Autor Willmann lässt nichts aus: Er beschreibt genau alle Hintergründe und Widersprüche, die zu Lindemanns Laufbahn gehören, vor allem die sportlichen Bedingungen, die von Leistungsdruck geprägt waren und für Feinfühligkeit und besondere Charaktere nichts übrig hatten. Es wurde gebrüllt, Pressing bis zum Abkotzen zelebriert und immer wieder politischer Druck ausgeübt. Lindemann war auch dabei, als 1981 kurz vor dem Abflug nach Südamerika die Fußballspieler Gerd Weber, Matthias Müller und Peter Kotte von der Staatssicherheit verhaftet wurden, weil sie angeblich ihre Republikflicht geplant hatten.
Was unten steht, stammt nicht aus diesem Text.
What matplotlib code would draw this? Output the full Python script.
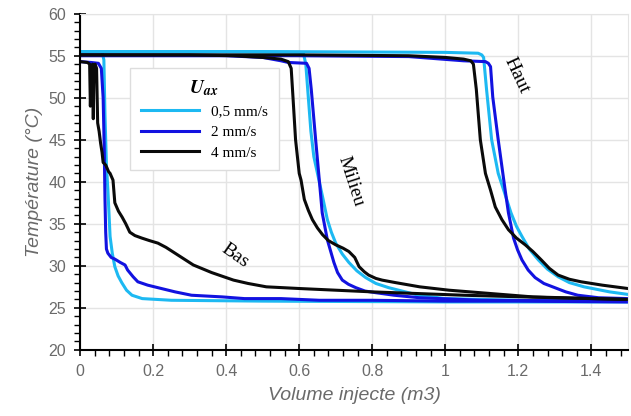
import numpy as np
import matplotlib
matplotlib.use("Agg")
import matplotlib.pyplot as plt
from matplotlib.ticker import MultipleLocator

# Bas (bottom sensor)
bas_05_x = [0, 0.06, 0.065, 0.068, 0.072, 0.076, 0.082, 0.088, 0.095, 0.104, 0.114, 0.127, 0.142, 0.17, 0.25, 0.5, 1.0, 1.5]
bas_05_t = [55.5, 55.5, 54.5, 48, 42, 39, 33.5, 31.5, 29.9, 28.8, 28, 27.1, 26.5, 26.1, 25.9, 25.8, 25.7, 25.7]

bas_2_x = [0, 0.03, 0.05, 0.058, 0.063, 0.066, 0.068, 0.07, 0.072, 0.076, 0.085, 0.095, 0.11, 0.123, 0.13, 0.145,
           0.158, 0.185, 0.213, 0.26, 0.305, 0.39, 0.45, 0.55, 0.655, 0.8, 1.0, 1.2, 1.5]
bas_2_t = [54.3, 54.2, 54.1, 53.5, 50, 44, 38, 34, 32, 31.5, 31, 30.8, 30.4, 30.1, 29.5, 28.7,
           28.1, 27.7, 27.4, 26.9, 26.5, 26.3, 26.1, 26.1, 25.9, 25.9, 25.8, 25.8, 25.7]

bas_4_x = [0, 0.02, 0.026, 0.028, 0.031, 0.034, 0.036, 0.038, 0.041, 0.045, 0.048, 0.052, 0.056, 0.06, 0.063,
           0.07, 0.078, 0.082, 0.09, 0.095, 0.105, 0.115, 0.125, 0.136, 0.15, 0.169, 0.19, 0.213, 0.235, 0.26,
           0.285, 0.31, 0.36, 0.42, 0.46, 0.51, 0.6, 0.8, 1.05, 1.3, 1.5]
bas_4_t = [54.3, 54.2, 54.0, 49, 53.5, 54.0, 47.5, 53.8, 54.0, 53.5, 47, 46, 44.6, 43.5, 42.3,
           42, 41.2, 41, 40.2, 37.5, 36.5, 35.8, 35, 34, 33.6, 33.3, 33.0, 32.7, 32.2, 31.5,
           30.8, 30.1, 29.2, 28.3, 27.9, 27.5, 27.3, 26.9, 26.5, 26.2, 26.0]

# Milieu (middle sensor)
mil_05_x = [0, 0.3, 0.6, 0.612, 0.618, 0.625, 0.632, 0.64, 0.655, 0.665, 0.677, 0.688, 0.70, 0.718, 0.736,
            0.758, 0.782, 0.81, 0.845, 0.927, 1.0, 1.2, 1.5]
mil_05_t = [55.5, 55.5, 55.4, 55.2, 54, 50, 46, 43, 40, 38, 35.5, 34.0, 32.7, 31.4, 30.4,
            29.4, 28.6, 27.9, 27.4, 26.5, 26.1, 25.9, 25.8]

mil_2_x = [0, 0.4, 0.5, 0.55, 0.57, 0.62, 0.627, 0.633, 0.645, 0.655, 0.663, 0.677, 0.695, 0.705, 0.718,
           0.735, 0.755, 0.78, 0.81, 0.86, 0.93, 1.1, 1.5]
mil_2_t = [55.0, 55.0, 54.8, 54.4, 54.2, 54.1, 53.5, 51, 45, 40.2, 36.3, 33.1, 30.4, 29.2, 28.3,
           27.8, 27.4, 27.0, 26.8, 26.5, 26.2, 25.9, 25.8]

mil_4_x = [0, 0.3, 0.42, 0.5, 0.55, 0.57, 0.578, 0.583, 0.59, 0.6, 0.605, 0.614, 0.625, 0.636, 0.65, 0.664,
           0.68, 0.70, 0.72, 0.736, 0.752, 0.764, 0.778, 0.79, 0.81, 0.827, 0.864, 0.93, 1.01, 1.24, 1.49]
mil_4_t = [55.1, 55.1, 55.0, 54.8, 54.6, 54.3, 53.5, 50, 45, 41, 40.2, 37.9, 36.6, 35.5, 34.5, 33.7,
           33.0, 32.5, 32.1, 31.7, 31.0, 29.9, 29.3, 28.9, 28.5, 28.3, 28.0, 27.5, 27.1, 26.3, 26.0]

# Haut (top sensor)
haut_05_x = [0, 0.5, 1.0, 1.09, 1.1, 1.105, 1.113, 1.127, 1.145, 1.16, 1.18, 1.195, 1.21, 1.23, 1.255, 1.28,
             1.309, 1.34, 1.38, 1.45, 1.5]
haut_05_t = [55.5, 55.5, 55.4, 55.3, 55.1, 54.8, 51, 45, 41, 39, 36.3, 34.7, 33.5, 32.0, 30.7, 29.6,
             28.7, 28.0, 27.5, 26.9, 26.6]

haut_2_x = [0, 0.6, 0.9, 1.05, 1.11, 1.118, 1.124, 1.13, 1.145, 1.164, 1.173, 1.187, 1.198, 1.21, 1.227,
            1.246, 1.27, 1.30, 1.33, 1.363, 1.42, 1.5]
haut_2_t = [55.1, 55.0, 54.9, 54.4, 54.3, 54.1, 53.7, 50.1, 45, 39, 36.3, 33.3, 31.9, 30.7, 29.5,
            28.6, 27.9, 27.4, 26.9, 26.5, 26.2, 26.1]

haut_4_x = [0, 0.6, 0.9, 1.0, 1.05, 1.07, 1.077, 1.085, 1.096, 1.11, 1.124, 1.137, 1.155, 1.173, 1.195, 1.219,
            1.24, 1.263, 1.285, 1.309, 1.34, 1.372, 1.43, 1.5]
haut_4_t = [55.1, 55.1, 55.0, 54.8, 54.6, 54.4, 54.0, 51, 45, 41, 39, 37, 35.5, 34.3, 33.3, 32.5,
            31.7, 30.7, 29.7, 28.9, 28.4, 28.1, 27.7, 27.3]

labels = ['0,5 mm/s', '2 mm/s', '4 mm/s']
colors = ['#1db9f2', '#1212e0', '#0a0a0a']

plt.rcParams['mathtext.fontset'] = 'stix'

fig = plt.figure(figsize=(6.31, 4.16), dpi=100)
ax = fig.add_axes([0.127, 0.159, 0.868, 0.808])

series = [
    [(bas_05_x, bas_05_t), (mil_05_x, mil_05_t), (haut_05_x, haut_05_t)],
    [(bas_2_x, bas_2_t), (mil_2_x, mil_2_t), (haut_2_x, haut_2_t)],
    [(bas_4_x, bas_4_t), (mil_4_x, mil_4_t), (haut_4_x, haut_4_t)],
]
for lab, col, curves in zip(labels, colors, series):
    for i, (x, t) in enumerate(curves):
        ax.plot(x, t, color=col, lw=2.2, label=lab if i == 0 else None,
                solid_joinstyle='round')

ax.set_xlim(0, 1.5)
ax.set_ylim(20, 60)
ax.xaxis.set_major_locator(MultipleLocator(0.2))
ax.xaxis.set_minor_locator(MultipleLocator(0.04))
ax.yaxis.set_major_locator(MultipleLocator(5))
ax.yaxis.set_minor_locator(MultipleLocator(1))
ax.set_xticklabels(['0' if v == 0 else ('%g' % v) for v in ax.get_xticks()])
ax.grid(True, which='major', color='#e4e4e4', lw=1.0)
ax.set_axisbelow(True)
ax.tick_params(which='major', direction='inout', length=8, width=1.2, color='black',
               labelsize=11.5, labelcolor='#6a6a6a', pad=6)
ax.tick_params(which='minor', direction='out', length=4, width=1.0, color='black')
for side in ['top', 'right']:
    ax.spines[side].set_color('#e4e4e4')
for side in ['left', 'bottom']:
    ax.spines[side].set_linewidth(1.5)
for lbl in ax.get_xticklabels() + ax.get_yticklabels():
    lbl.set_fontfamily('Liberation Sans')

ax.set_xlabel('Volume injecte (m3)', fontsize=14, style='italic', color='#6a6a6a',
              family='Liberation Sans', labelpad=6)
ax.set_ylabel('Température (°C)', fontsize=14, style='italic', color='#6a6a6a',
              family='Liberation Sans', labelpad=4)

leg = ax.legend(loc='upper left', bbox_to_anchor=(0.091, 0.84), title=r'$\mathbfit{U}_{\mathbfit{ax}}$',
                prop={'family': 'Liberation Serif', 'size': 11}, title_fontsize=14,
                fancybox=False, edgecolor='#dddddd', framealpha=1, handlelength=3.8,
                borderpad=0.7, labelspacing=0.45, borderaxespad=0)
leg.get_frame().set_linewidth(1.0)

ax.text(0.423, 31.2, 'Bas', rotation=-35, fontsize=14, family='Liberation Serif',
        ha='center', va='center')
ax.text(0.742, 40.0, 'Milieu', rotation=-72, fontsize=14, family='Liberation Serif',
        ha='center', va='center')
ax.text(1.195, 52.7, 'Haut', rotation=-65, fontsize=14, family='Liberation Serif',
        ha='center', va='center')

fig.savefig('out.png', dpi=100)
Bis zur Wende versuchte sich Lutz Lindemann dann als eine Art Manager bei Carl Zeiss Jena, um danach mit wenig Erfolg als Versicherungsmakler tätig zu sein. Aber der Fußball ließ ihn nicht los, denn man holte ihn nach Aue, wo er die Mannschaft aus dem Erzgebirge mit aufbaute, Sponsoren suchte, sich um den Stadionneubau und um Spieler kümmerte, sogar mit seiner Frau Monika ein Haus baute, um dann doch wieder zu seinem Herzensclub Jena zurück zu kehren. Als Präsident erlebte er hautnah den Einzug von Geld, Macht, persönlichen Intrigen und Gier in die mittlerweile verrückt gewordenen Welt des Fußballs. Das war nichts für ihn, er scheiterte.
Nach einem kurzen Abenteuer mit einer Modeleisenbahnfabrik in der maroden Ukraine und einem noch kürzeren Zwischenstopp beim chaotischen Klub Sportfreunde Siegen, landete Lindemann schließlich im Kosovo, wo er als Sportdirektor eine Fußballmannschaft für Europa fit machen sollte. Doch dort waren all die Dinge alltäglich, die bei Lindemann nicht zum Fußball gehörten: Bestechungen, Familienbande, Alleinherrschaft eines Präsidenten, überhebliche Fußballspieler und Intrigen. Während einer Besprechung sagte ein Kicker sogar „Halt die Fresse“ zu ihm und brauchte vom Verband aus trotzdem nicht mit fühlbarer Strafe rechnen.
Insgesamt erlebte Lindemann den Fußball von Kopf bis Fuß in einem sozialistischen System, um anschließend ganz tief in den real existierenden Kapitalismus des Sports einzutauchen. Richtig ist es, wenn er meint: „Meine Lebensgeschichte ist manchmal nichts für schwache Nerven.“
Die von Lindemann erzählte und von Willmann niedergeschriebene Lebensgeschichte ist an manchen Stellen ziemlich hektisch. So weiß der Leser zum Schluss gar nicht mehr, wo LL nun zu welchem Zeitpunkt wohnte, was seine Frau in der ganzen Zeit anstellte, außer „Mach es“ zu sagen, und was überhaupt mit den anderen Lindemann- Familienmitgliedern war. Trotzdem ist das Buch interessant – bis hin zum Bericht über einen Besuch des „Clubs der Nationalmannschaft“, der die Abgehobenheit des DFB verdeutlicht und ebenso, dass die meisten Ex-Nationalspieler doch nur wie VIPs der Holzklasse behandelt werden.
Nun fehlt eigentlich nur noch ein Buch von Jürgen Sparwasser, der bekanntlich das einzige Tor der DDR gegen die BRD schoss, wobei der auf das Thema gar nicht mehr angesprochen werden möchte. Wenn es aber Geld bringt …

Lutz Lindemann/Frank Willmann, Optimist aus Leidenschaft, Aufbau Verlag, Berlin 2019, 280 Seiten, 20,00 Euro.